Barrister Peter Morcos (OE 1999-2006) was the Guest of Honour at this month’s Queen Elizabeth’s School Junior Awards Ceremony.
Called to the Bar by Inner Temple in 2012, Peter began his legal career fresh from winning a string of awards during his higher education, which took him to the University of Pennsylvania, Lincoln College, Oxford, and London’s BPP College of Law.
He left QE to take up his place at Oxford, in 2006, having gained straight A grades in A-levels in Chemistry, English Literature, French and Mathematics.
In his speech at Junior Awards, Peter, who now lives in Holloway, related one particularly vivid memory of his own time in Year 9 to prize-winners, who were from Years 7–9.
“It was a cold February afternoon. The Year 9 QE Rugby C Team, for which I played centre, was lining up for an away game against Merchant Taylor’s.
“All 15 of us were bright young men, I like to think. Which is why it took us approximately five seconds to realise we were shorter, smaller and scrawnier than the other side. Still, we battled gamely for the opening 20 minutes, keeping the score at 0-0. Finally, however, our staunch defence was breached and the other side scored a try.
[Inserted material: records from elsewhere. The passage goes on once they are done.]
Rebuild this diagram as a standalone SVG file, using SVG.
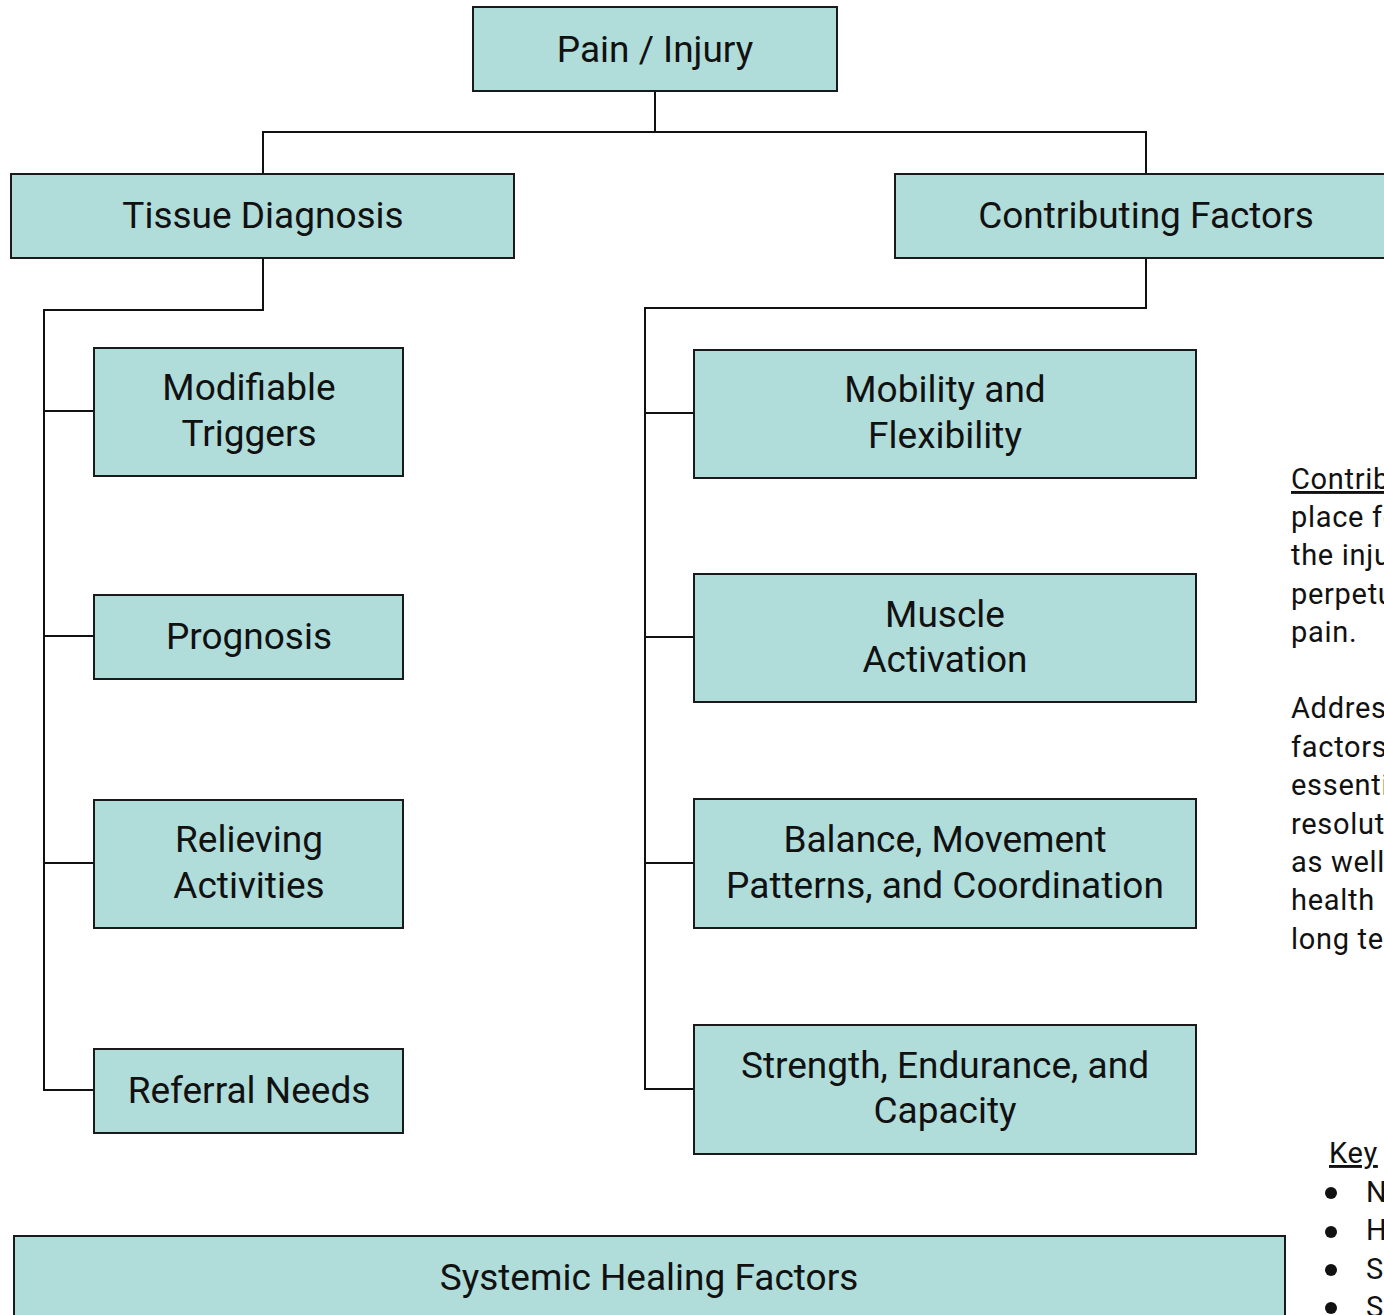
<svg xmlns="http://www.w3.org/2000/svg" width="1384" height="1315" viewBox="0 0 1384 1315">
<style>
.box{fill:#b0dcd9;stroke:#1a1a1a;stroke-width:2}
.t{font-family:Roboto,"Liberation Sans",sans-serif;font-size:37px;fill:#111;text-anchor:middle}
.side{font-family:Roboto,"Liberation Sans",sans-serif;font-size:29px;letter-spacing:0.7px;fill:#111}
.c{fill:none;stroke:#111;stroke-width:2}
</style>
<rect width="1384" height="1315" fill="#fff"/>
<g id="connectors">
<path class="c" d="M655 91V132M263 174V132H1146V174"/>
<path class="c" d="M263 258V310H44V1090H94M44 411H94M44 636H94M44 863H94"/>
<path class="c" d="M1146 258V308H645V1089H694M645 413H694M645 637H694M645 863H694"/>
</g>
<g id="pain"><rect class="box" x="473" y="7" width="364" height="84"/><text class="t" x="655" y="62">Pain / Injury</text></g>
<g id="tissue"><rect class="box" x="11" y="174" width="503" height="84"/><text class="t" x="263" y="228">Tissue Diagnosis</text></g>
<g id="contributing"><rect class="box" x="895" y="174" width="503" height="84"/><text class="t" x="1146" y="228">Contributing Factors</text></g>
<g id="modifiable"><rect class="box" x="94" y="348" width="309" height="128"/><text class="t" x="249" y="400">Modifiable</text><text class="t" x="249" y="446">Triggers</text></g>
<g id="prognosis"><rect class="box" x="94" y="595" width="309" height="84"/><text class="t" x="249" y="649">Prognosis</text></g>
<g id="relieving"><rect class="box" x="94" y="800" width="309" height="128"/><text class="t" x="249" y="852">Relieving</text><text class="t" x="249" y="898">Activities</text></g>
<g id="referral"><rect class="box" x="94" y="1049" width="309" height="84"/><text class="t" x="249" y="1103">Referral Needs</text></g>
<g id="mobility"><rect class="box" x="694" y="350" width="502" height="128"/><text class="t" x="945" y="402">Mobility and</text><text class="t" x="945" y="448">Flexibility</text></g>
<g id="muscle"><rect class="box" x="694" y="574" width="502" height="128"/><text class="t" x="945" y="627">Muscle</text><text class="t" x="945" y="672">Activation</text></g>
<g id="balance"><rect class="box" x="694" y="799" width="502" height="129"/><text class="t" x="945" y="852">Balance, Movement</text><text class="t" x="945" y="898">Patterns, and Coordination</text></g>
<g id="strength"><rect class="box" x="694" y="1025" width="502" height="129"/><text class="t" x="945" y="1078">Strength, Endurance, and</text><text class="t" x="945" y="1123">Capacity</text></g>
<g id="systemic"><rect class="box" x="14" y="1236" width="1271" height="90"/><text class="t" x="649" y="1290">Systemic Healing Factors</text></g>
<g id="note">
<text class="side" x="1291" y="489" text-decoration="underline">Contributing</text>
<text class="side" x="1291" y="527">place for</text>
<text class="side" x="1291" y="565">the injury</text>
<text class="side" x="1291" y="604">perpetuate</text>
<text class="side" x="1291" y="642">pain.</text>
<text class="side" x="1291" y="718">Addressing</text>
<text class="side" x="1291" y="757">factors</text>
<text class="side" x="1291" y="795">essential</text>
<text class="side" x="1291" y="834">resolution</text>
<text class="side" x="1291" y="872">as well</text>
<text class="side" x="1291" y="910">health</text>
<text class="side" x="1291" y="949">long term</text>
</g>
<g id="key">
<text class="side" x="1329" y="1163" text-decoration="underline">Key</text>
<circle cx="1331" cy="1193" r="6" fill="#111"/><text class="side" x="1366" y="1202">N</text>
<circle cx="1331" cy="1232" r="6" fill="#111"/><text class="side" x="1366" y="1240">H</text>
<circle cx="1331" cy="1270" r="6" fill="#111"/><text class="side" x="1366" y="1279">S</text>
<circle cx="1331" cy="1308" r="6" fill="#111"/><text class="side" x="1366" y="1317">S</text>
</g>
</svg>
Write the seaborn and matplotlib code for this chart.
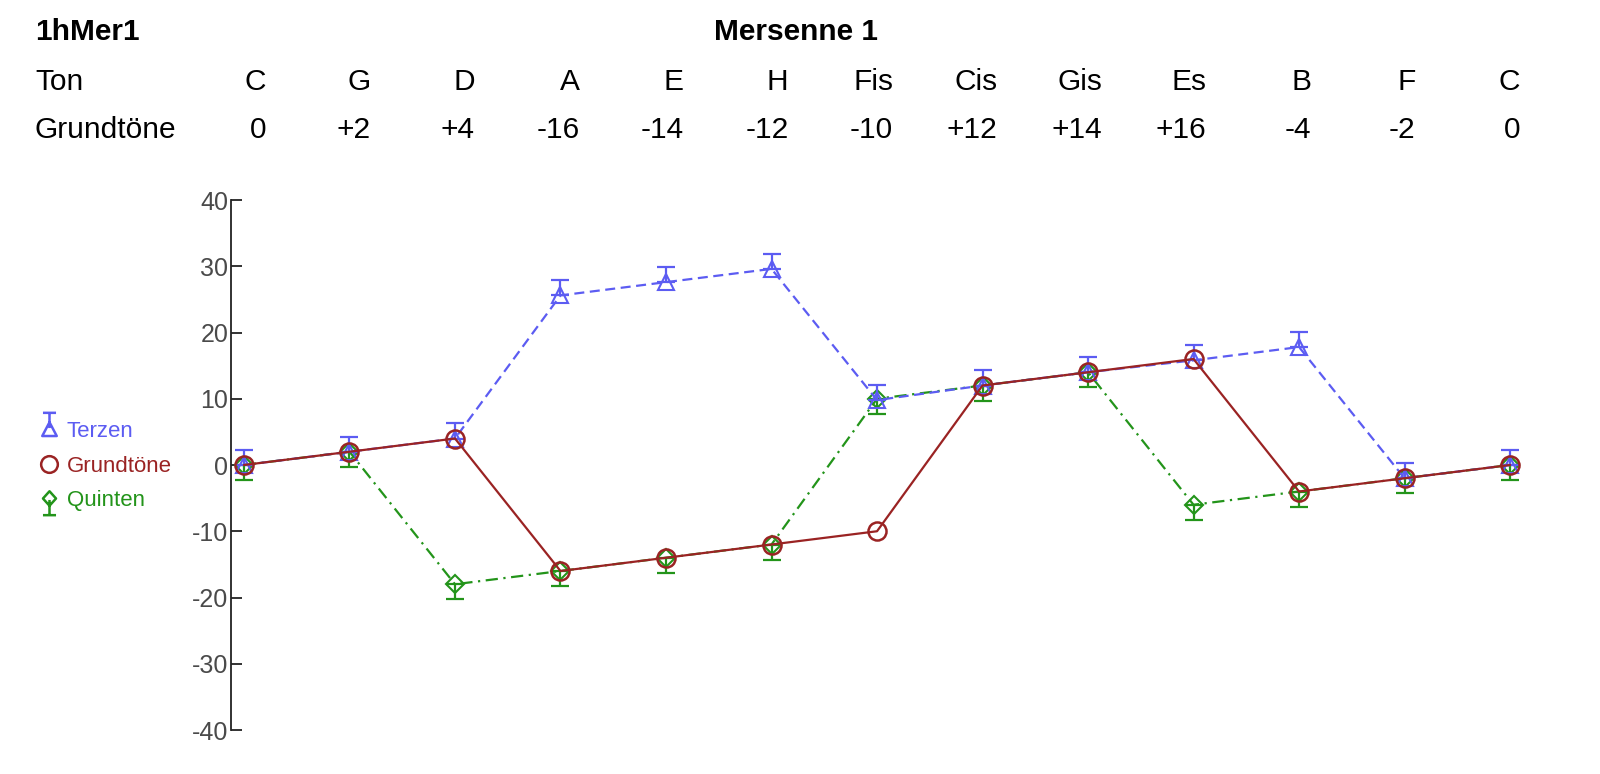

“Our captain, Simon, …gave a rousing speech; real blood and thunder stuff. Each and every one of us thought the same thing, I think: ‘We may be the underdogs here, but we can turn this around’. We lined up underneath the posts, scraped and muddy, but ready to bellow our defiance. The conversion came in, and our eyes lit up. It was going just low, and our comeback was set to start.
“Alas, Simon had already leapt to intercept the conversion. He stretched out, pushing the ball with his fingertips. And in so doing he managed to alter the ball’s trajectory; a ball that would have missed by centimetres instead tipped inches over. The conversion was good, and our resistance was broken. We were walloped 37-0.”
And the moral he drew from this “embarrassing defeat” for the benefit of the prize-winners? “True failure only comes once you admit defeat. Until that time, you are still in the game and with enough hard work success is still possible.”
His second piece of advice for the boys was: “When you decide to do something, do it with energy. Do not do it half-heartedly or begrudgingly. Do it happily; do it with ambition.”
During the ceremony, Peter presented more than 100 prizes to the boys, covering not only academic subjects, but also house awards, prizes for commitment and a number of endowed prizes and special awards.
Peter is no stranger to receiving awards himself: over the past six years alone, he has won six, beginning with a Lincoln College award in 2009 for his performance in Finals in his Jurisprudence degree. As an undergraduate there, he was Junior Common Room President and also an Academic Disciplinary Committee Representative.
He was back at the college from 2010–2011 and gained a similar award for his performance on his BCL graduate law course. He then won the Oxford Pro Bono Publico Scholarship to fund his work as a caseworker at the AIRE Centre (Advice on Individual Rights in Europe), a charity where he worked for a few months at the end of 2009 and then again in the summer of 2011.
In the same year, he was awarded an Exhibition by Inner Temple to study the Bar Professional Training Course, which he completed at the BPP College of Law, being graded outstanding. While he studied for an LLM Master of Laws degree in Pennsylvania, in which he graduated with distinction, Peter was awarded both the Withers LLP Scholarship and the Dean’s Scholarship by the university’s Law School.
He now works as a barrister at New Square Chambers in London, with a practice specialising in commercial and public law. Recent cases have included appearing as junior counsel for a Jordanian company in relation to an $80m dispute concerning the construction of a power station in Iraq and as part of a counsel team in a multi-million pound public procurement arbitration relating to a UK defence project. He was also sole counsel successfully representing a Member of Parliament in a civil claim arising out of the discharge of her official duties.
Other high-flying legal alumni who have left the School since the start of the new millennium include Peter’s contemporary, Daniel Isenberg (1999-2006) who went up to Pembroke College, Cambridge, in 2007 and took a double first in History, following in the footsteps of barrister Tom Cleaver, who was at Cambridge from 2004 to 2007 and took a starred first, also in History.